Last week as my husband and I were preparing to travel to see Gabrielle graduate, I felt worried about leaving our cats. Mango had been in poor health, losing weight and showing little interest in eating and drinking. We had been to the vet, but the test results were inconclusive. For weeks we had encouraged Mango to eat and had given him lots of TLC, but I felt that we were losing the battle. So during the time that we would be away, I arranged for my husband’s older son, Kidron, to spend time with the cats and look out for Mango. In recent weeks, I had tried to gently share information about Mango’s condition with Gabrielle, but now I wasn’t certain that he would make it through the weekend for her to see him. I had been walking around with a heavy heart but the morning we left, Mango surprised us by coming to the food bowl three times! It was a good sign that gave me a small feeling of hope.

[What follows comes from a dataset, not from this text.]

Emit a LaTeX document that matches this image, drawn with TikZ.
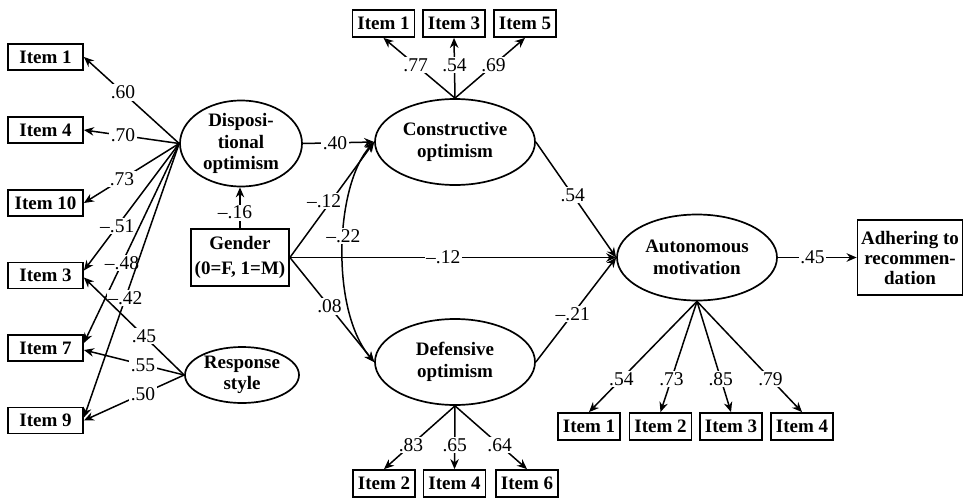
\documentclass[tikz,border=0pt]{standalone}
\usepackage{fontspec}
\setmainfont{Liberation Serif}
\usetikzlibrary{arrows.meta,shapes.geometric}
\begin{document}
\begin{tikzpicture}[x=1pt,y=-1pt,
  every node/.style={font=\fontsize{19}{21.5}\selectfont},
  box/.style={draw, line width=1.8pt, inner sep=0pt, align=center,
    font=\fontsize{19}{21.5}\selectfont\bfseries},
  lbox/.style={box, minimum width=75pt, minimum height=26pt},
  ibox/.style={box, minimum width=62pt, minimum height=27pt},
  lat/.style={draw, ellipse, line width=1.7pt, inner sep=0pt},
  lattext/.style={align=center, font=\fontsize{19}{21.5}\selectfont\bfseries},
  ln/.style={line width=1.5pt, -{Stealth[length=10pt,width=8.5pt]}},
  dln/.style={line width=1.5pt, {Stealth[length=10pt,width=8.5pt]}-{Stealth[length=10pt,width=8.5pt]}},
  lab/.style={fill=white, inner sep=1.5pt, font=\fontsize{19.5}{21.5}\selectfont}
]
\useasboundingbox (0,0) rectangle (964,498);

% left indicators
\node[lbox] (L1)  at (45.5,57)    {Item 1};
\node[lbox] (L4)  at (45.5,130)   {Item 4};
\node[lbox] (L10) at (45.5,203)   {Item 10};
\node[lbox] (L3)  at (45.5,275.5) {Item 3};
\node[lbox] (L7)  at (45.5,348)   {Item 7};
\node[lbox] (L9)  at (45.5,420.5) {Item 9};

% latent variables
\node[lat, minimum width=122pt, minimum height=86pt,
  label={[lattext]center:Disposi-\\tional\\optimism}] (D) at (241,143.5) {};
\node[lat, minimum width=114pt, minimum height=56pt,
  label={[lattext]center:Response\\style}] (R) at (242,375) {};
\node[lat, minimum width=160pt, minimum height=86pt,
  label={[lattext]center:Constructive\\optimism}] (C) at (455,142) {};
\node[lat, minimum width=160pt, minimum height=86pt,
  label={[lattext]center:Defensive\\optimism}] (Df) at (455,362) {};
\node[lat, minimum width=160pt, minimum height=86pt,
  label={[lattext]center:Autonomous\\motivation}] (A) at (697,257.5) {};

% observed boxes
\node[box, minimum width=98pt, minimum height=57pt,
  font=\fontsize{19}{25}\selectfont\bfseries] (G) at (240,257.5) {Gender\\(0=F, 1=M)};
\node[box, minimum width=105pt, minimum height=75pt,
  font=\fontsize{19}{20}\selectfont\bfseries] (H) at (910,257.5) {Adhering to\\recommen-\\dation};

\node[ibox] (C1) at (383.5,23.5) {Item 1};
\node[ibox] (C3) at (454,23.5)   {Item 3};
\node[ibox] (C5) at (525,23.5)   {Item 5};

\node[ibox] (D2) at (384,483.5)   {Item 2};
\node[ibox] (D4) at (454.5,483.5) {Item 4};
\node[ibox] (D6) at (527,483.5)   {Item 6};

\node[ibox] (A1) at (589,426.5)   {Item 1};
\node[ibox] (A2) at (660.5,426.5) {Item 2};
\node[ibox] (A3) at (731,426.5)   {Item 3};
\node[ibox] (A4) at (802,426.5)   {Item 4};

% dispositional optimism loadings
\draw[ln] (D.west) -- node[lab,pos=0.59]{.60} (L1.east);
\draw[ln] (D.west) -- node[lab,pos=0.59]{.70} (L4.east);
\draw[ln] (D.west) -- node[lab,pos=0.60]{.73} (L10.east);
\draw[ln] (D.west) -- node[lab,pos=0.65]{\textendash.51} ([yshift=5pt]L3.east);
\draw[ln] (D.west) -- node[lab,pos=0.60]{\textendash.48} ([yshift=5pt]L7.east);
\draw[ln] (D.west) -- node[lab,pos=0.565]{\textendash.42} ([yshift=3pt]L9.east);

% response style loadings
\draw[ln] (R.west) -- node[lab,pos=0.40]{.45} ([yshift=-2pt]L3.east);
\draw[ln] (R.west) -- node[lab,pos=0.41]{.55} ([yshift=-2pt]L7.east);
\draw[ln] (R.west) -- node[lab,pos=0.41]{.50} (L9.east);

% structural paths
\draw[ln] (G.north) -- node[lab,pos=0.38,xshift=-5pt]{\textendash.16} (G.north |- D.south);
\draw[ln] (D.east) -- node[lab,pos=0.45]{.40} (C.west);
\draw[ln] (G.east) -- node[lab,pos=0.49,xshift=-7pt]{\textendash.12} (C.west);
\draw[ln] (G.east) -- node[lab,pos=0.47]{.08} (Df.west);
\draw[ln] (G.east) -- node[lab,pos=0.47]{\textendash.12} (A.west);
\draw[dln] (C.west) .. controls (335,185) and (330,310) .. node[lab,pos=0.45]{\textendash.22} (Df.west);
\draw[ln] (C.east) -- node[lab,pos=0.46]{.54} (A.west);
\draw[ln] (Df.east) -- node[lab,pos=0.46]{\textendash.21} (A.west);
\draw[ln] (A.east) -- node[lab,pos=0.44]{.45} (H.west);

% constructive optimism loadings
\draw[ln] (C.north) -- node[lab,pos=0.55]{.77} (C1.south);
\draw[ln] (C.north) -- node[lab,pos=0.55]{.54} (C3.south);
\draw[ln] (C.north) -- node[lab,pos=0.55]{.69} (C5.south);

% defensive optimism loadings
\draw[ln] (Df.south) -- node[lab,pos=0.62]{.83} (D2.north);
\draw[ln] (Df.south) -- node[lab,pos=0.62]{.65} (D4.north);
\draw[ln] (Df.south) -- node[lab,pos=0.62]{.64} (D6.north);

% autonomous motivation loadings
\draw[ln] (A.south) -- node[lab,pos=0.70]{.54} (A1.north);
\draw[ln] (A.south) -- node[lab,pos=0.70]{.73} (A2.north);
\draw[ln] (A.south) -- node[lab,pos=0.70]{.85} (A3.north);
\draw[ln] (A.south) -- node[lab,pos=0.70]{.79} (A4.north);
\end{tikzpicture}
\end{document}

When we came home from our trip we were pleased to see that the cats had fared as well as could be expected, thanks to Kidron. Gabrielle now had the chance to see her friend, and of course realize that his condition was not good. It was very hard for her, and for all of us, because Mango was only six years old. Many house cats live to be twelve to fifteen years old, sometimes older. Gabrielle had the chance to spend the rest of the weekend with Mango, giving him the love and attention she had always shown him. But on Monday his condition changed noticeably. Mango was dying and there was nothing we could do but to make him as comfortable as possible. Our hearts broke, but we stayed with him until the end. Mango passed away Monday evening. Gabrielle and I truly believe that Mango held on for her, waiting for her to see him one last time.
Everything is gift. I believe that. Mango was a gift to us in every way. He brought out our goodness and love, showed us joy in his innocence, and is teaching us now how to grieve and face loss. We miss Mango every day – his chirping at the sound of a can being opened, his hopping and running away from my husband when being approached, and his playful sparring with Charcoal – but we are extremely grateful that he has been a part of our lives. Life, in every form, is a gift. Thank you, Mango for allowing us to be a part of yours and bringing so much joy to ours.